● **TASK TO COMPLETE**
Transcribe all of the material exactly. Any picture in it should be left out.
──────── DATA SHOWN ────────
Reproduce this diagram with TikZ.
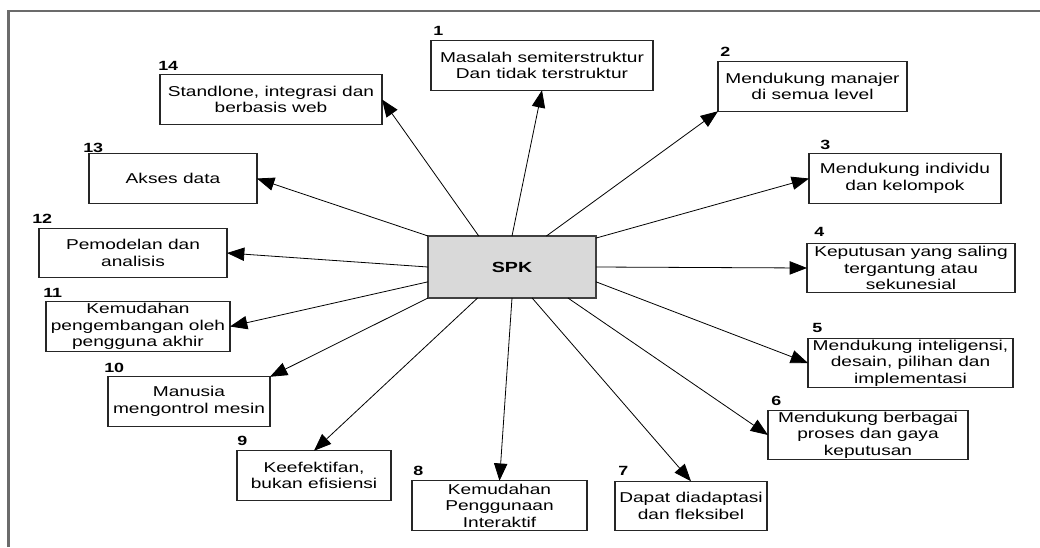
\documentclass[tikz,border=0pt]{standalone}
\usepackage{fontspec}
\setmainfont{Liberation Sans}[FakeStretch=1.34]
\usetikzlibrary{arrows.meta}
\begin{document}
\begin{tikzpicture}[x=0.75pt,y=-0.75pt,
  frame/.style={draw=black!58, line width=1.6pt},
  item/.style={draw=black!85, line width=0.9pt, fill=white, inner sep=0pt, outer sep=0pt,
    minimum height=37.1pt, align=center, font=\fontsize{10.7}{12.4}\selectfont},
  hub/.style={item, fill=black!15, draw=black!75, minimum width=126pt, minimum height=46.5pt,
    font=\fontsize{11}{12.4}\selectfont\bfseries},
  num/.style={anchor=west, inner sep=0pt, font=\fontsize{10}{11}\selectfont\bfseries},
  link/.style={-{Triangle[length=13pt,width=10pt]}, line width=0.6pt}]
\useasboundingbox (0,0) rectangle (1040,547);
% frame on the left and top
\draw[frame] (8.5,547) -- (8.5,11) -- (1040,11);

% central box
\node[hub] (spk) at (512,267) {SPK};

% characteristic boxes
\node[item, minimum width=166.5pt] (b1) at (542,65.5) {Masalah semiterstruktur\\Dan tidak terstruktur};
\node[item, minimum width=141.75pt] (b2) at (812.5,86.5) {Mendukung manajer\\di semua level};
\node[item, minimum width=144pt] (b3) at (905,178.5) {Mendukung individu\\dan kelompok};
\node[item, minimum width=156pt] (b4) at (911,268) {Keputusan yang saling\\tergantung atau\\sekunesial};
\node[item, minimum width=153.75pt] (b5) at (910.5,363) {Mendukung inteligensi,\\desain, pilihan dan\\implementasi};
\node[item, minimum width=150pt] (b6) at (868,435) {Mendukung berbagai\\proses dan gaya\\keputusan};
\node[item, minimum width=114pt] (b7) at (691,506) {Dapat diadaptasi\\dan fleksibel};
\node[item, minimum width=131.25pt] (b8) at (499.5,505.5) {Kemudahan\\Penggunaan\\Interaktif};
\node[item, minimum width=115.5pt] (b9) at (314,475.5) {Keefektifan,\\bukan efisiensi};
\node[item, minimum width=121.5pt] (b10) at (189,401.5) {Manusia\\mengontrol mesin};
\node[item, minimum width=138pt] (b11) at (138,326.5) {Kemudahan\\pengembangan oleh\\pengguna akhir};
\node[item, minimum width=141pt] (b12) at (133,253) {Pemodelan dan\\analisis};
\node[item, minimum width=126pt] (b13) at (173,178.5) {Akses data};
\node[item, minimum width=166.5pt] (b14) at (271,99.5) {Standlone, integrasi dan\\berbasis web};

% numbers
\node[num] (n1) at (433,31) {1};
\node[num] (n2) at (720,52) {2};
\node[num] (n3) at (820,145) {3};
\node[num] (n4) at (814,232) {4};
\node[num] (n5) at (812,328) {5};
\node[num] (n6) at (771,401) {6};
\node[num] (n7) at (618,471) {7};
\node[num] (n8) at (413,471) {8};
\node[num] (n9) at (237,441) {9};
\node[num] (n10) at (104,368) {10};
\node[num] (n11) at (43,293) {11};
\node[num] (n12) at (32,219) {12};
\node[num] (n13) at (83,148) {13};
\node[num] (n14) at (158,66) {14};

% connectors
\draw[link] (spk.90) -- (b1.south);
\draw[link] (spk.42.4) -- (b2.south west);
\draw[link] (spk.19) -- (b3.west);
\draw[link] (spk.0) -- (b4.west);
\draw[link] (spk.-10.8) -- (b5.west);
\draw[link] (spk.-29.9) -- (b6.west);
\draw[link] (spk.-57.2) -- (b7.north);
\draw[link] (spk.-90) -- (b8.north);
\draw[link] (spk.222.4) -- (b9.north);
\draw[link] (spk.south west) -- (b10.north east);
\draw[link] (spk.190.8) -- (b11.east);
\draw[link] (spk.180) -- (b12.east);
\draw[link] (spk.north west) -- (b13.east);
\draw[link] (spk.137.6) -- (b14.east);
\end{tikzpicture}
\end{document}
────────
● **THE RESPONSE**
Reproduce this diagram with TikZ.
\documentclass[tikz,border=0pt]{standalone}
\usepackage{fontspec}
\setmainfont{Liberation Sans}[FakeStretch=1.34]
\usetikzlibrary{arrows.meta}
\begin{document}
\begin{tikzpicture}[x=0.75pt,y=-0.75pt,
  frame/.style={draw=black!58, line width=1.6pt},
  item/.style={draw=black!85, line width=0.9pt, fill=white, inner sep=0pt, outer sep=0pt,
    minimum height=37.1pt, align=center, font=\fontsize{10.7}{12.4}\selectfont},
  hub/.style={item, fill=black!15, draw=black!75, minimum width=126pt, minimum height=46.5pt,
    font=\fontsize{11}{12.4}\selectfont\bfseries},
  num/.style={anchor=west, inner sep=0pt, font=\fontsize{10}{11}\selectfont\bfseries},
  link/.style={-{Triangle[length=13pt,width=10pt]}, line width=0.6pt}]
\useasboundingbox (0,0) rectangle (1040,547);
% frame on the left and top
\draw[frame] (8.5,547) -- (8.5,11) -- (1040,11);

% central box
\node[hub] (spk) at (512,267) {SPK};

% characteristic boxes
\node[item, minimum width=166.5pt] (b1) at (542,65.5) {Masalah semiterstruktur\\Dan tidak terstruktur};
\node[item, minimum width=141.75pt] (b2) at (812.5,86.5) {Mendukung manajer\\di semua level};
\node[item, minimum width=144pt] (b3) at (905,178.5) {Mendukung individu\\dan kelompok};
\node[item, minimum width=156pt] (b4) at (911,268) {Keputusan yang saling\\tergantung atau\\sekunesial};
\node[item, minimum width=153.75pt] (b5) at (910.5,363) {Mendukung inteligensi,\\desain, pilihan dan\\implementasi};
\node[item, minimum width=150pt] (b6) at (868,435) {Mendukung berbagai\\proses dan gaya\\keputusan};
\node[item, minimum width=114pt] (b7) at (691,506) {Dapat diadaptasi\\dan fleksibel};
\node[item, minimum width=131.25pt] (b8) at (499.5,505.5) {Kemudahan\\Penggunaan\\Interaktif};
\node[item, minimum width=115.5pt] (b9) at (314,475.5) {Keefektifan,\\bukan efisiensi};
\node[item, minimum width=121.5pt] (b10) at (189,401.5) {Manusia\\mengontrol mesin};
\node[item, minimum width=138pt] (b11) at (138,326.5) {Kemudahan\\pengembangan oleh\\pengguna akhir};
\node[item, minimum width=141pt] (b12) at (133,253) {Pemodelan dan\\analisis};
\node[item, minimum width=126pt] (b13) at (173,178.5) {Akses data};
\node[item, minimum width=166.5pt] (b14) at (271,99.5) {Standlone, integrasi dan\\berbasis web};

% numbers
\node[num] (n1) at (433,31) {1};
\node[num] (n2) at (720,52) {2};
\node[num] (n3) at (820,145) {3};
\node[num] (n4) at (814,232) {4};
\node[num] (n5) at (812,328) {5};
\node[num] (n6) at (771,401) {6};
\node[num] (n7) at (618,471) {7};
\node[num] (n8) at (413,471) {8};
\node[num] (n9) at (237,441) {9};
\node[num] (n10) at (104,368) {10};
\node[num] (n11) at (43,293) {11};
\node[num] (n12) at (32,219) {12};
\node[num] (n13) at (83,148) {13};
\node[num] (n14) at (158,66) {14};

% connectors
\draw[link] (spk.90) -- (b1.south);
\draw[link] (spk.42.4) -- (b2.south west);
\draw[link] (spk.19) -- (b3.west);
\draw[link] (spk.0) -- (b4.west);
\draw[link] (spk.-10.8) -- (b5.west);
\draw[link] (spk.-29.9) -- (b6.west);
\draw[link] (spk.-57.2) -- (b7.north);
\draw[link] (spk.-90) -- (b8.north);
\draw[link] (spk.222.4) -- (b9.north);
\draw[link] (spk.south west) -- (b10.north east);
\draw[link] (spk.190.8) -- (b11.east);
\draw[link] (spk.180) -- (b12.east);
\draw[link] (spk.north west) -- (b13.east);
\draw[link] (spk.137.6) -- (b14.east);
\end{tikzpicture}
\end{document}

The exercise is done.